▸ RAW DATA
● ● ● ●
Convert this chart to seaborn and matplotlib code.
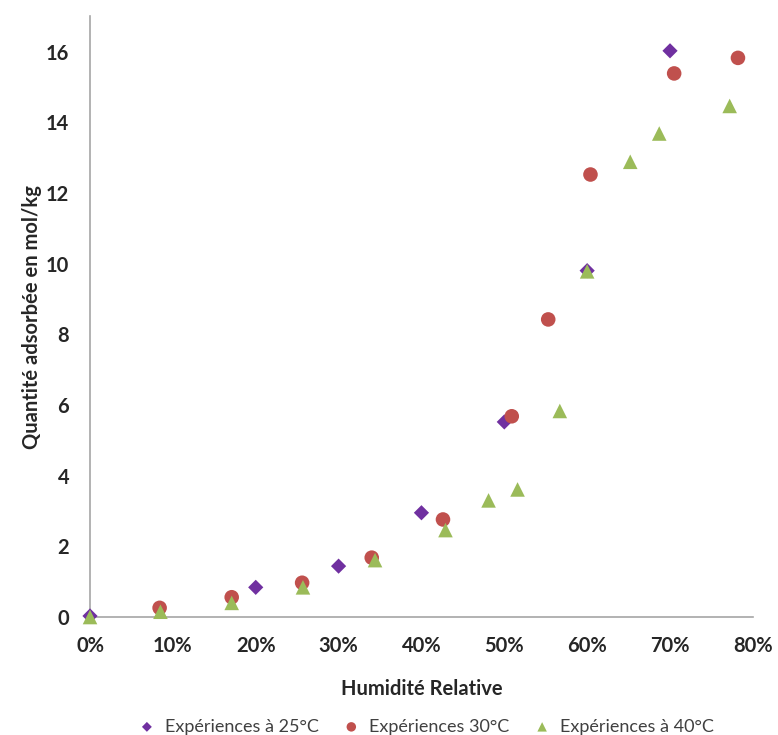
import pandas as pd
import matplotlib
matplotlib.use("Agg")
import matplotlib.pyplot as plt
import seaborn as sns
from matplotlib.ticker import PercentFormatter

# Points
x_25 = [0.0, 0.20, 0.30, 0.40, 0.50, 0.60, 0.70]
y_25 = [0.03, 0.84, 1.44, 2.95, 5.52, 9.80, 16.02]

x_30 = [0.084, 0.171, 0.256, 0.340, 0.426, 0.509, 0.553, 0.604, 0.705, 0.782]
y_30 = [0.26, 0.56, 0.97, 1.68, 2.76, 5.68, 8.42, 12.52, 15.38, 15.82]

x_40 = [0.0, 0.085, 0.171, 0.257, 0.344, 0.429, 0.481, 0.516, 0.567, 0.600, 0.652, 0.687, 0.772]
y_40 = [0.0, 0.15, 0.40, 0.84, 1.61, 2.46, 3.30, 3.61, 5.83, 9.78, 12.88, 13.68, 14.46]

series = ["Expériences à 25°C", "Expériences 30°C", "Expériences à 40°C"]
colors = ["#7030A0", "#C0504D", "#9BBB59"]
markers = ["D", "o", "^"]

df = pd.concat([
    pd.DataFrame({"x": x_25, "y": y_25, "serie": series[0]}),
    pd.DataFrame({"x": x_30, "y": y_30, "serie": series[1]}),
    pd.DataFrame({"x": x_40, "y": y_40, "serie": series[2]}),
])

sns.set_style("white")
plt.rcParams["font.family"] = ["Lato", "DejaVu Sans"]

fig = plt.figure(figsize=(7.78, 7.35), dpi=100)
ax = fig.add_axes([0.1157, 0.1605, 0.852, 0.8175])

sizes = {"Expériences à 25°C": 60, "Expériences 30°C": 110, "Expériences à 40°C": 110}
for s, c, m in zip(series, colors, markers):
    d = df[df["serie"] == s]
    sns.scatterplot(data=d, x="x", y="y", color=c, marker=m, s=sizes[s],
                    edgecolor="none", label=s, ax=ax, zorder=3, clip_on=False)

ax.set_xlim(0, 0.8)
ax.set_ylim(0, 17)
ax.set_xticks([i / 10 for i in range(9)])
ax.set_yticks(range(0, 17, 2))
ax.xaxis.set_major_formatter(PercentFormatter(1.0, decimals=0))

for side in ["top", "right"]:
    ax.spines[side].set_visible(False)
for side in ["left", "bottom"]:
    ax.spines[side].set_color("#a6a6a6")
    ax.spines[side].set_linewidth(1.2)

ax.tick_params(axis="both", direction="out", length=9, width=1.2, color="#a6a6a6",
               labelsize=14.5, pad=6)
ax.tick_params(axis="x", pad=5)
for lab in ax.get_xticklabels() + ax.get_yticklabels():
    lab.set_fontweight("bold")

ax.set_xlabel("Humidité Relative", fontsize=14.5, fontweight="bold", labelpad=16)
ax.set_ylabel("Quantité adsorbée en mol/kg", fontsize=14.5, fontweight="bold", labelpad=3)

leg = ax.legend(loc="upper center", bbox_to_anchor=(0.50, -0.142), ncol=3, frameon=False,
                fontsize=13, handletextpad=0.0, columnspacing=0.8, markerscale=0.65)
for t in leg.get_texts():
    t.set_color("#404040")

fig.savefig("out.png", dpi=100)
● ● ● ●
▸ AIM OF THE TASK
Go from the first line of the data above to the line containing "12.88, 13.68, 14.46]" and retype exactly those lines, both included, but none of the pictures.

▸ SOLUTION
Convert this chart to seaborn and matplotlib code.
import pandas as pd
import matplotlib
matplotlib.use("Agg")
import matplotlib.pyplot as plt
import seaborn as sns
from matplotlib.ticker import PercentFormatter

# Points
x_25 = [0.0, 0.20, 0.30, 0.40, 0.50, 0.60, 0.70]
y_25 = [0.03, 0.84, 1.44, 2.95, 5.52, 9.80, 16.02]

x_30 = [0.084, 0.171, 0.256, 0.340, 0.426, 0.509, 0.553, 0.604, 0.705, 0.782]
y_30 = [0.26, 0.56, 0.97, 1.68, 2.76, 5.68, 8.42, 12.52, 15.38, 15.82]

x_40 = [0.0, 0.085, 0.171, 0.257, 0.344, 0.429, 0.481, 0.516, 0.567, 0.600, 0.652, 0.687, 0.772]
y_40 = [0.0, 0.15, 0.40, 0.84, 1.61, 2.46, 3.30, 3.61, 5.83, 9.78, 12.88, 13.68, 14.46]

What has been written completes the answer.